Le peu de variété que l’on observe dans les formes des monuments celtiques, et qui démontre qu’aucun effort n’a été tenté pour approprier chacun d’eux à sa destination spéciale, résulte moins peut-être de la faiblesse des conceptions de l’art à cette époque, que de l’empire d’une opinion superstitieuse. D’après les idées antiques, les pierres érigées par un motif religieux ne devaient pas être taillées ; les soumettre à l’action du travail humain, c’eût été leur porter une atteinte sacrilège. Aussi, à de très rares exceptions près, on ne découvre point les traces du ciseau sur les pierres celtiques de nos provinces. Ces pierres même ne sont chargées d’aucune espèce de figures ou d’inscriptions hiéroglyphiques, ainsi que cela était en usage chez les Égyptiens, les Grecs, les Hébreux et les peuples septentrionaux. En sorte que, parmi les monuments primitifs, ceux du druidisme, moins encore que tous les autres, pourraient nous procurer quelques notions du culte auquel ils ont été consacrés. Pour ne rien négliger, cependant, de ce qui doit prêter à quelques observations instructives, nous allons citer les monuments de notre province qui font exception à l’ordre général que nous venons d’indiquer.
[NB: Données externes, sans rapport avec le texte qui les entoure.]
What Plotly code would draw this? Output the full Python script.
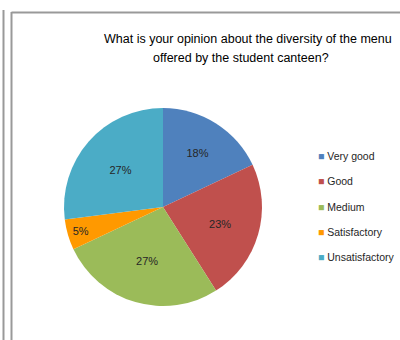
import plotly.graph_objects as go

categories = ["Very good", "Good", "Medium", "Satisfactory", "Unsatisfactory"]
values = [18, 23, 27, 5, 27]
colors = ["#4F81BD", "#C0504D", "#9BBB59", "#FF9900", "#4BACC6"]
title_lines = ["What is your opinion about the diversity of the menu",
               "offered by the student canteen?"]

W, H = 400, 340
FONT = "Liberation Sans"

fig = go.Figure()
fig.add_trace(go.Pie(
    labels=categories,
    values=values,
    sort=False,
    direction="clockwise",
    rotation=0,
    marker=dict(colors=colors, line=dict(width=0)),
    texttemplate="%{percent:.0%}",
    textposition="inside",
    insidetextorientation="horizontal",
    textfont=dict(family=FONT, size=11, color="#262626"),
    showlegend=False,
    hoverinfo="label+percent",
    domain=dict(x=[64 / W, 262 / W], y=[(H - 306) / H, (H - 108) / H]),
))

annotations = []
# title
annotations.append(dict(text=title_lines[0], x=248 / W, y=(H - 39) / H, xref="paper", yref="paper",
                        showarrow=False, xanchor="center", yanchor="middle",
                        font=dict(family=FONT, size=12.5, color="#000000")))
annotations.append(dict(text=title_lines[1], x=241 / W, y=(H - 58) / H, xref="paper", yref="paper",
                        showarrow=False, xanchor="center", yanchor="middle",
                        font=dict(family=FONT, size=12.5, color="#000000")))
# legend
for i, (cat, col) in enumerate(zip(categories, colors)):
    yy = (H - (156 + i * 25.3)) / H
    annotations.append(dict(text=f"<span style='color:{col}'>■</span> {cat}",
                            x=316 / W, y=yy, xref="paper", yref="paper",
                            showarrow=False, xanchor="left", yanchor="middle",
                            font=dict(family=FONT, size=10.5, color="#262626")))

shapes = [
    dict(type="line", xref="paper", yref="paper", x0=3.5 / W, x1=3.5 / W, y0=0, y1=(H - 10) / H,
         line=dict(color="#999999", width=2)),
    dict(type="line", xref="paper", yref="paper", x0=11.5 / W, x1=11.5 / W, y0=0, y1=(H - 12) / H,
         line=dict(color="#999999", width=2)),
    dict(type="line", xref="paper", yref="paper", x0=11.5 / W, x1=1, y0=(H - 12.5) / H, y1=(H - 12.5) / H,
         line=dict(color="#999999", width=2)),
]

fig.update_layout(
    width=W, height=H,
    margin=dict(l=0, r=0, t=0, b=0),
    paper_bgcolor="white",
    plot_bgcolor="white",
    annotations=annotations,
    shapes=shapes,
)

fig.write_html(
    "out.html",
    config={"displayModeBar": False},
    post_script="document.body.style.margin='0';document.body.style.overflow='hidden';",
)
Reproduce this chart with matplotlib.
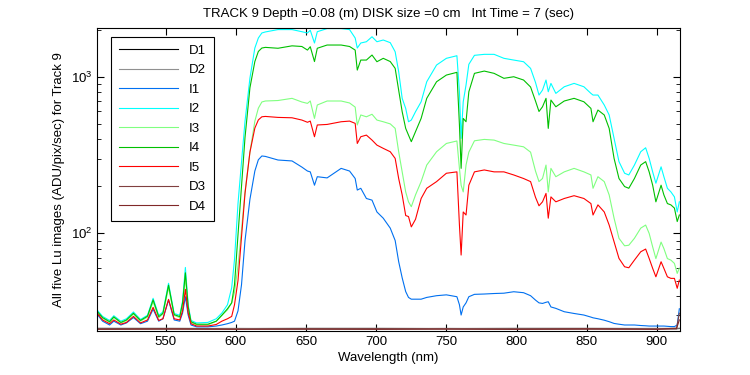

Dans la commune de Saint-Sulpice-sur-Risle, près de l’Aigle, sur un coteau nommé Jarrier, se trouve un beau dolmen, dont la table, formée d’une agglomération de silex, est posée en plan incliné sur quatre supports de grès. M. Galeron, à qui l’on doit l’indication de ce dolmen, a remarqué, sur le support principal, quelques essais de sculpture, qui consistent seulement en quatre petites figures représentant des portions de cercle, dans lesquelles il a cru reconnaître une image grossière, mais cependant assez exacte, des phases de la lune[1].

  1. F. Galeron, Monuments druidiques du département de l’Orne ; (Mém. des Antiq. de Normandie, années 1829-1830, p. 121 et suiv.)